Эта симпатичная блондинка, которая буквально голыми руками убивает здорового мужчину, да еще маньяка, действительно Вы?
Ну, таких случаев в моей жизни пока не было, но, судя по всем диалогам, манере вести себя и одеваться, на экране действительно подлинная я, а не вымышленный персонаж. Видеть себя со стороны было довольно странно. Правда, это не стопроцентная я: ты себя видишь по-другому, чем тебя видят со стороны, и, даже посмотрев в зеркало, нередко удивишься: «Неужели это я?» Скажем так, Зои Белл на экране — версия меня, созданная Квентином. Но это судьба всех актеров: они волей-неволей сливаются со своими персонажами.
У Вас-то не было каскадера. Не было страшно выполнять все эти трюки?

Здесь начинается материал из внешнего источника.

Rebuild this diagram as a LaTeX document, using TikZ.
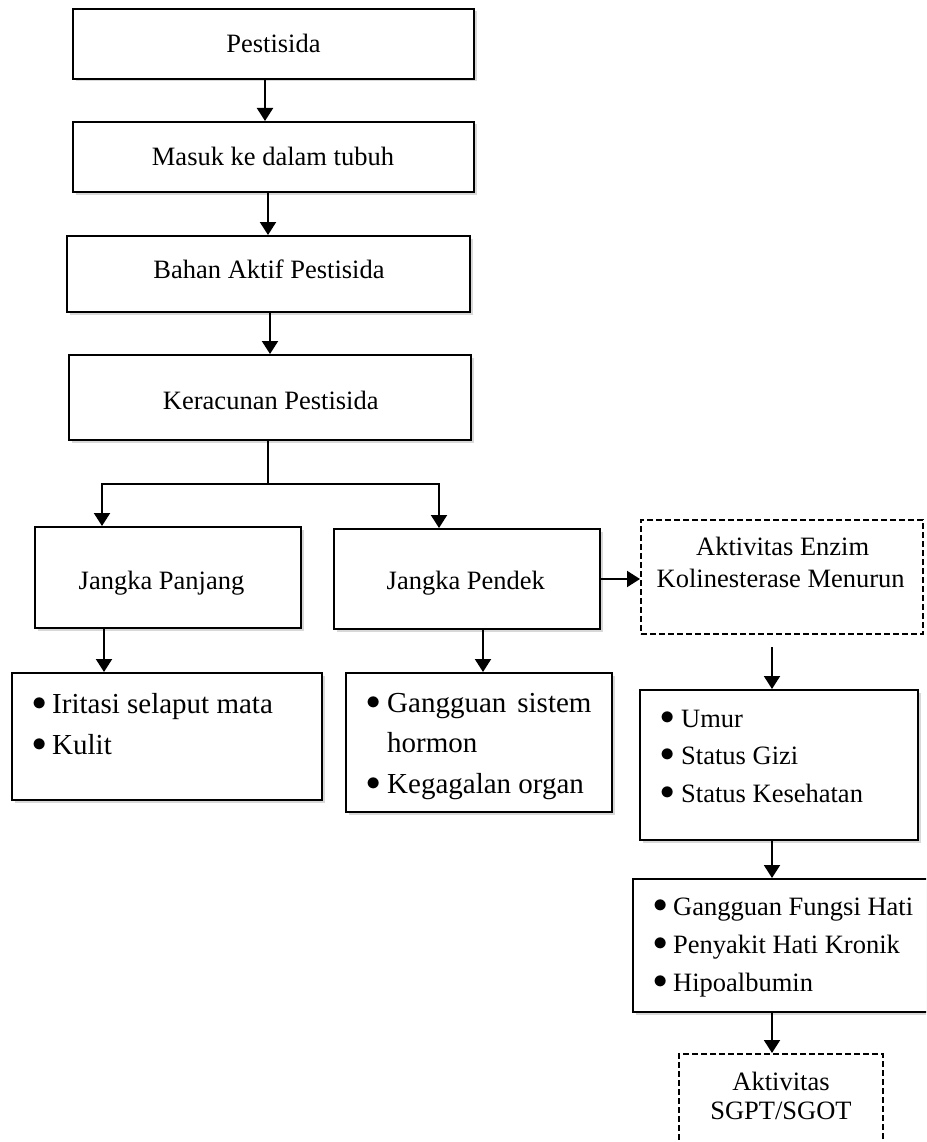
\documentclass[tikz,border=0pt]{standalone}
\usepackage{fontspec}
\setmainfont{Liberation Serif}
\usetikzlibrary{arrows.meta,shadows}
\tikzset{
  box/.style={draw, line width=2pt, fill=white, inner sep=0pt,
    drop shadow={shadow xshift=2.5pt, shadow yshift=-2.5pt, opacity=0.3}},
  dbox/.style={draw, line width=2pt, dash pattern=on 6pt off 3pt, fill=white, inner sep=0pt},
  arr/.style={line width=2pt, -{Triangle[width=16pt,length=13pt]}},
  ln/.style={line width=2pt},
  mtxt/.style={anchor=base, inner sep=0pt, font=\fontsize{26.5}{30}\selectfont},
  btxt/.style={anchor=base west, inner sep=0pt, font=\fontsize{29}{34}\selectfont},
  rtxt/.style={anchor=base west, inner sep=0pt, font=\fontsize{26.5}{30}\selectfont},
}
\newcommand{\bul}[1][20pt]{\makebox[#1][l]{\raisebox{3pt}{\scalebox{1.15}{$\bullet$}}}}
\begin{document}
\begin{tikzpicture}[x=1pt,y=-1pt]
\useasboundingbox (0,0) rectangle (926,1142);
\clip (0,0) rectangle (926,1142);
\fill[white] (0,0) rectangle (926,1142);

% boxes
\node[box, minimum width=401pt, minimum height=70pt] (b1) at (273.5,44) {};
\node[box, minimum width=401pt, minimum height=70pt] (b2) at (273.5,157) {};
\node[box, minimum width=403pt, minimum height=76pt] (b3) at (268.5,274) {};
\node[box, minimum width=402pt, minimum height=85pt] (b4) at (270,397.5) {};
\node[box, minimum width=266pt, minimum height=101pt] (panjang) at (168,577.5) {};
\node[box, minimum width=266pt, minimum height=100pt] (pendek) at (467,579) {};
\node[dbox, minimum width=282pt, minimum height=114pt] (enzim) at (782,577) {};
\node[box, minimum width=310pt, minimum height=127pt] (irit) at (167,736.5) {};
\node[box, minimum width=266pt, minimum height=139pt] (gang) at (479,742.5) {};
\node[box, minimum width=278pt, minimum height=150pt] (umur) at (779,765) {};
\node[box, minimum width=301pt, minimum height=133pt] (fungsi) at (783.5,945.5) {};
\node[dbox, minimum width=204pt, minimum height=106pt] (sgpt) at (781,1107) {};

% texts
\node[mtxt] (t1) at (273.5,53) {Pestisida};
\node[mtxt] (t2) at (273,166) {Masuk ke dalam tubuh};
\node[mtxt] (t3) at (269,278) {Bahan Aktif Pestisida};
\node[mtxt] (t4) at (270.8,409) {Keracunan Pestisida};
\node[mtxt] (t5) at (161.5,589) {Jangka Panjang};
\node[mtxt] (t6) at (465.8,589) {Jangka Pendek};
\node[mtxt] (t7a) at (782.7,555) {Aktivitas Enzim};
\node[mtxt] (t7b) at (780.7,587) {Kolinesterase Menurun};

\node[btxt] (i1) at (32,713) {\bul Iritasi selaput mata};
\node[btxt] (i2) at (32,754) {\bul Kulit};

\node[btxt] (g1) at (366,712) {\bul[21pt]Gangguan\hspace{11pt}sistem};
\node[btxt] (g2) at (366,752.5) {\hspace*{21pt}hormon};
\node[btxt] (g3) at (366,793) {\bul[21pt]Kegagalan organ};

\node[rtxt] (u1) at (660.4,727) {\bul[20.6pt]Umur};
\node[rtxt] (u2) at (660.4,764) {\bul[20.6pt]Status Gizi};
\node[rtxt] (u3) at (660.4,802) {\bul[20.6pt]Status Kesehatan};

\node[rtxt] (f1) at (653.4,915) {\bul[19.6pt]Gangguan Fungsi Hati};
\node[rtxt] (f2) at (653.4,953) {\bul[19.6pt]Penyakit Hati Kronik};
\node[rtxt] (f3) at (653.4,991) {\bul[19.6pt]Hipoalbumin};

\node[mtxt] (s1) at (781,1090) {Aktivitas};
\node[mtxt] (s2) at (781,1119) {SGPT/SGOT};

% connectors
\draw[arr] ([xshift=-8.5pt]b1.south) -- ([xshift=-8.5pt]b2.north);
\draw[arr] ([xshift=-5.5pt]b2.south) -- ([xshift=-0.5pt]b3.north);
\draw[arr] ([xshift=1.5pt]b3.south) -- (b4.north);

\coordinate (split) at (268,484);
\draw[ln] ([xshift=-2pt]b4.south) -- (split);
\draw[arr] (split) -| ([xshift=-66pt]panjang.north);
\draw[arr] (split) -| ([xshift=-28pt]pendek.north);

\draw[arr] ([xshift=-64pt]panjang.south) -- ([xshift=-63pt]irit.north);
\draw[arr] ([xshift=16pt]pendek.south) -- ([xshift=4pt]gang.north);
\draw[arr] (pendek.east) -- (pendek.east -| enzim.west);

\coordinate (e0) at ([xshift=-10pt,yshift=-12pt]enzim.south);
\draw[arr] (e0) -- (e0 |- umur.north);
\coordinate (u0) at ([xshift=-7pt]umur.south);
\draw[arr] (u0) -- (u0 |- fungsi.north);
\coordinate (f0) at ([xshift=-11.5pt]fungsi.south);
\draw[arr] (f0) -- (f0 |- sgpt.north);
\end{tikzpicture}
\end{document}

Трюки всегда опасны. Хотя бояться надо было не мне, а Квентину: если со мной что-нибудь случится, дублера на замену не поставишь, да и где его возьмешь? Тарантино все время бегал и спрашивал: «Ты в порядке, все хорошо?» А я только смеялась: если он испугался, значит, и зритель испугается. Этого я и добиваюсь. В жизни я была пару раз на волосок от смерти, но «Доказательство смерти» снималось в совершенно безопасных условиях. У меня была страховка. Хочу сказать публике лишь одно: не стоит пытаться повторить мой трюк и проехаться со скоростью 150 км/ч на капоте автомобиля. Даже при скорости 20 км/ч это довольно опасно, а так, как мы делаем это в фильме, нечего и пытаться. На первой же кочке свалитесь и живыми из этой авантюры не выберетесь.